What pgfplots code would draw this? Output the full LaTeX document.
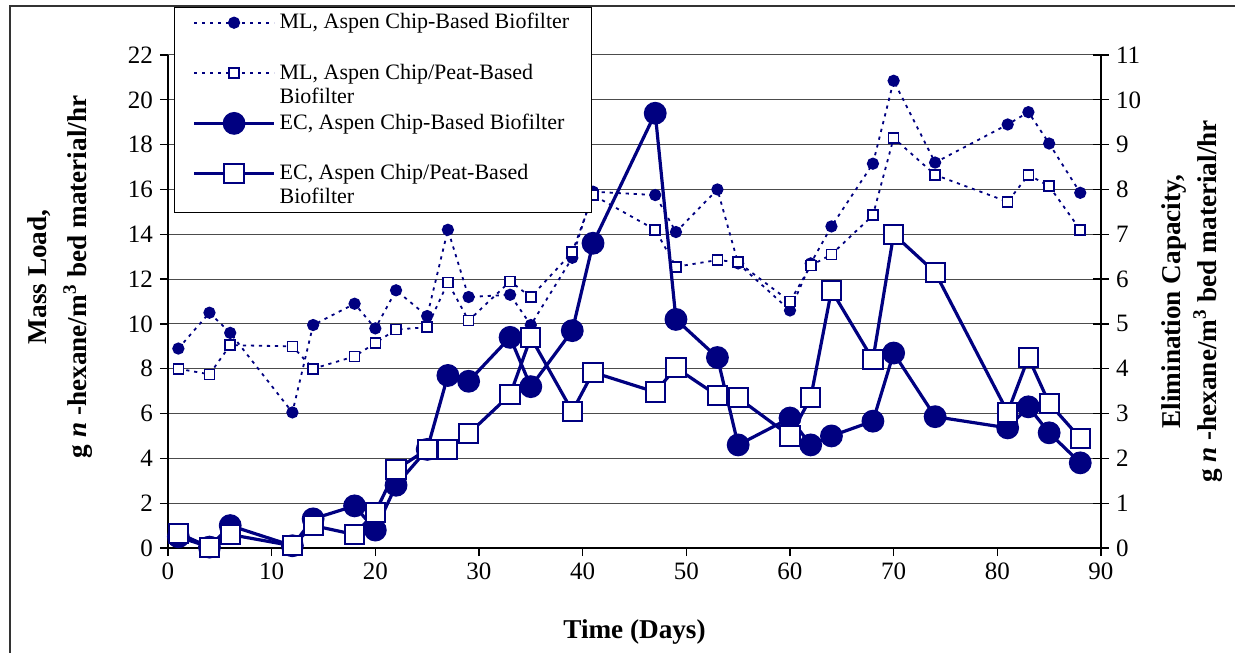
\documentclass[border=0pt]{standalone}
\usepackage{fontspec}
\setmainfont{Liberation Serif}
\usepackage{pgfplots}
\pgfplotsset{compat=1.18}
\definecolor{navy}{HTML}{000080}

% Mass load (ML) series, g n-hexane / m^3 bed material / hr
\pgfplotstableread{
day mlchip mlpeat
1   8.90  8.00
4   10.50 7.75
6   9.60  9.05
12  6.05  9.00
14  9.95  8.00
18  10.90 8.55
20  9.80  9.15
22  11.50 9.75
25  10.35 9.85
27  14.20 11.85
29  11.20 10.15
33  11.30 11.90
35  9.95  11.20
39  12.95 13.20
41  15.90 15.75
47  15.75 14.20
49  14.10 12.55
53  16.00 12.85
55  12.70 12.75
60  10.60 11.00
62  12.70 12.60
64  14.35 13.10
68  17.15 14.85
70  20.85 18.30
74  17.20 16.65
81  18.90 15.45
83  19.45 16.65
85  18.05 16.15
88  15.85 14.20
}\mltable

% Elimination capacity (EC) series, same units, right-hand axis
\pgfplotstableread{
day ecchip ecpeat
1   0.25 0.33
4   0.02 0.02
6   0.50 0.30
12  0.05 0.05
14  0.65 0.50
18  0.94 0.30
20  0.40 0.80
22  1.40 1.75
25  2.20 2.20
27  3.85 2.20
29  3.72 2.55
33  4.70 3.42
35  3.60 4.70
39  4.85 3.05
41  6.80 3.92
47  9.70 3.48
49  5.10 4.02
53  4.25 3.40
55  2.30 3.35
60  2.90 2.50
62  2.30 3.35
64  2.50 5.75
68  2.83 4.20
70  4.35 7.00
74  2.93 6.15
81  2.68 3.03
83  3.15 4.25
85  2.57 3.23
88  1.90 2.45
}\ectable

\pgfplotsset{
  mlchip/.style={navy, line width=0.9bp, dash pattern=on 1.6bp off 2.4bp,
    mark=*, mark size=2.6bp, mark options={solid, fill=navy}},
  mlpeat/.style={navy, line width=0.9bp, dash pattern=on 1.6bp off 2.4bp,
    mark=square*, mark size=2.5bp, mark options={solid, fill=white, line width=0.8bp}},
  ecchip/.style={navy, line width=1.6bp, mark=*, mark size=4.9bp,
    mark options={solid, fill=navy}},
  ecpeat/.style={navy, line width=1.6bp, mark=square*, mark size=4.8bp,
    mark options={solid, fill=white, line width=1bp}},
  frame/.style={scale only axis, width=466.5bp, height=246.5bp,
    at={(0,0)}, anchor=south west, xmin=0, xmax=90,
    /pgf/number format/assume math mode=true,
    tick label style={font=\fontsize{12.5bp}{15bp}\selectfont},
    axis line style={line width=0.6bp},
    major tick style={line width=0.6bp, black},
    label style={font=\bfseries\fontsize{13.6bp}{20bp}\selectfont, align=center}},
}

\begin{document}
\begin{tikzpicture}
\useasboundingbox (-84bp,-52.5bp) rectangle (533.5bp,274bp);
\draw[black!80, line width=0.6bp] (-79bp,-60bp) -- (-79bp,271bp) -- (540bp,271bp);

% Left axis: mass load
\begin{axis}[frame,
  ymin=0, ymax=22,
  xtick={0,10,...,90}, ytick={0,2,...,22},
  axis x line*=bottom, axis y line*=left,
  tick align=outside, major tick length=4bp,
  ymajorgrids, grid style={black!70, line width=0.5bp},
  xlabel={Time (Days)},
  xlabel style={at={(axis description cs:0.5,-0.1704)}, anchor=center},
  ylabel={Mass Load,\\g \textit{n} -hexane/m\textsuperscript{3} bed material/hr},
  ylabel style={at={(axis description cs:-0.1158,0.55)}, anchor=center},
]
\addplot[mlchip] table[x=day, y=mlchip] {\mltable};
\addplot[mlpeat] table[x=day, y=mlpeat] {\mltable};
\end{axis}

% Right axis: elimination capacity, with the shared legend
\begin{axis}[frame,
  ymin=0, ymax=11, ytick={0,1,...,11},
  axis y line*=right, axis x line=none,
  tick align=center, major tick length=8bp,
  ylabel={Elimination Capacity,\\g \textit{n} -hexane/m\textsuperscript{3} bed material/hr},
  ylabel style={at={(axis description cs:1.0975,0.5)}, anchor=center,
    font=\bfseries\fontsize{13.6bp}{18bp}\selectfont},
  legend cell align=left,
  legend style={at={(axis description cs:0.0064,1.0974)}, anchor=north west,
    draw=black, line width=0.5bp, fill=white,
    inner xsep=9bp, inner ysep=1bp, row sep=0bp,
    cells={align=left},
    font=\fontsize{11bp}{12bp}\selectfont},
  legend image code/.code={
    \draw[mark repeat=2, mark phase=2]
      plot coordinates {(0bp,6bp) (20bp,6bp) (40bp,6bp)};},
]
\addlegendimage{mlchip}
\addlegendentry{ML, Aspen Chip-Based Biofilter\\\strut}
\addlegendimage{mlpeat}
\addlegendentry{ML, Aspen Chip/Peat-Based\\Biofilter}
\addplot[ecchip] table[x=day, y=ecchip] {\ectable};
\addlegendentry{EC, Aspen Chip-Based Biofilter\\\strut}
\addplot[ecpeat] table[x=day, y=ecpeat] {\ectable};
\addlegendentry{EC, Aspen Chip/Peat-Based\\Biofilter}
\end{axis}
\end{tikzpicture}
\end{document}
+++++
Prompt: Print the complete listing exactly, apart from any pictures.

Answer in full:
What pgfplots code would draw this? Output the full LaTeX document.
\documentclass[border=0pt]{standalone}
\usepackage{fontspec}
\setmainfont{Liberation Serif}
\usepackage{pgfplots}
\pgfplotsset{compat=1.18}
\definecolor{navy}{HTML}{000080}

% Mass load (ML) series, g n-hexane / m^3 bed material / hr
\pgfplotstableread{
day mlchip mlpeat
1   8.90  8.00
4   10.50 7.75
6   9.60  9.05
12  6.05  9.00
14  9.95  8.00
18  10.90 8.55
20  9.80  9.15
22  11.50 9.75
25  10.35 9.85
27  14.20 11.85
29  11.20 10.15
33  11.30 11.90
35  9.95  11.20
39  12.95 13.20
41  15.90 15.75
47  15.75 14.20
49  14.10 12.55
53  16.00 12.85
55  12.70 12.75
60  10.60 11.00
62  12.70 12.60
64  14.35 13.10
68  17.15 14.85
70  20.85 18.30
74  17.20 16.65
81  18.90 15.45
83  19.45 16.65
85  18.05 16.15
88  15.85 14.20
}\mltable

% Elimination capacity (EC) series, same units, right-hand axis
\pgfplotstableread{
day ecchip ecpeat
1   0.25 0.33
4   0.02 0.02
6   0.50 0.30
12  0.05 0.05
14  0.65 0.50
18  0.94 0.30
20  0.40 0.80
22  1.40 1.75
25  2.20 2.20
27  3.85 2.20
29  3.72 2.55
33  4.70 3.42
35  3.60 4.70
39  4.85 3.05
41  6.80 3.92
47  9.70 3.48
49  5.10 4.02
53  4.25 3.40
55  2.30 3.35
60  2.90 2.50
62  2.30 3.35
64  2.50 5.75
68  2.83 4.20
70  4.35 7.00
74  2.93 6.15
81  2.68 3.03
83  3.15 4.25
85  2.57 3.23
88  1.90 2.45
}\ectable

\pgfplotsset{
  mlchip/.style={navy, line width=0.9bp, dash pattern=on 1.6bp off 2.4bp,
    mark=*, mark size=2.6bp, mark options={solid, fill=navy}},
  mlpeat/.style={navy, line width=0.9bp, dash pattern=on 1.6bp off 2.4bp,
    mark=square*, mark size=2.5bp, mark options={solid, fill=white, line width=0.8bp}},
  ecchip/.style={navy, line width=1.6bp, mark=*, mark size=4.9bp,
    mark options={solid, fill=navy}},
  ecpeat/.style={navy, line width=1.6bp, mark=square*, mark size=4.8bp,
    mark options={solid, fill=white, line width=1bp}},
  frame/.style={scale only axis, width=466.5bp, height=246.5bp,
    at={(0,0)}, anchor=south west, xmin=0, xmax=90,
    /pgf/number format/assume math mode=true,
    tick label style={font=\fontsize{12.5bp}{15bp}\selectfont},
    axis line style={line width=0.6bp},
    major tick style={line width=0.6bp, black},
    label style={font=\bfseries\fontsize{13.6bp}{20bp}\selectfont, align=center}},
}

\begin{document}
\begin{tikzpicture}
\useasboundingbox (-84bp,-52.5bp) rectangle (533.5bp,274bp);
\draw[black!80, line width=0.6bp] (-79bp,-60bp) -- (-79bp,271bp) -- (540bp,271bp);

% Left axis: mass load
\begin{axis}[frame,
  ymin=0, ymax=22,
  xtick={0,10,...,90}, ytick={0,2,...,22},
  axis x line*=bottom, axis y line*=left,
  tick align=outside, major tick length=4bp,
  ymajorgrids, grid style={black!70, line width=0.5bp},
  xlabel={Time (Days)},
  xlabel style={at={(axis description cs:0.5,-0.1704)}, anchor=center},
  ylabel={Mass Load,\\g \textit{n} -hexane/m\textsuperscript{3} bed material/hr},
  ylabel style={at={(axis description cs:-0.1158,0.55)}, anchor=center},
]
\addplot[mlchip] table[x=day, y=mlchip] {\mltable};
\addplot[mlpeat] table[x=day, y=mlpeat] {\mltable};
\end{axis}

% Right axis: elimination capacity, with the shared legend
\begin{axis}[frame,
  ymin=0, ymax=11, ytick={0,1,...,11},
  axis y line*=right, axis x line=none,
  tick align=center, major tick length=8bp,
  ylabel={Elimination Capacity,\\g \textit{n} -hexane/m\textsuperscript{3} bed material/hr},
  ylabel style={at={(axis description cs:1.0975,0.5)}, anchor=center,
    font=\bfseries\fontsize{13.6bp}{18bp}\selectfont},
  legend cell align=left,
  legend style={at={(axis description cs:0.0064,1.0974)}, anchor=north west,
    draw=black, line width=0.5bp, fill=white,
    inner xsep=9bp, inner ysep=1bp, row sep=0bp,
    cells={align=left},
    font=\fontsize{11bp}{12bp}\selectfont},
  legend image code/.code={
    \draw[mark repeat=2, mark phase=2]
      plot coordinates {(0bp,6bp) (20bp,6bp) (40bp,6bp)};},
]
\addlegendimage{mlchip}
\addlegendentry{ML, Aspen Chip-Based Biofilter\\\strut}
\addlegendimage{mlpeat}
\addlegendentry{ML, Aspen Chip/Peat-Based\\Biofilter}
\addplot[ecchip] table[x=day, y=ecchip] {\ectable};
\addlegendentry{EC, Aspen Chip-Based Biofilter\\\strut}
\addplot[ecpeat] table[x=day, y=ecpeat] {\ectable};
\addlegendentry{EC, Aspen Chip/Peat-Based\\Biofilter}
\end{axis}
\end{tikzpicture}
\end{document}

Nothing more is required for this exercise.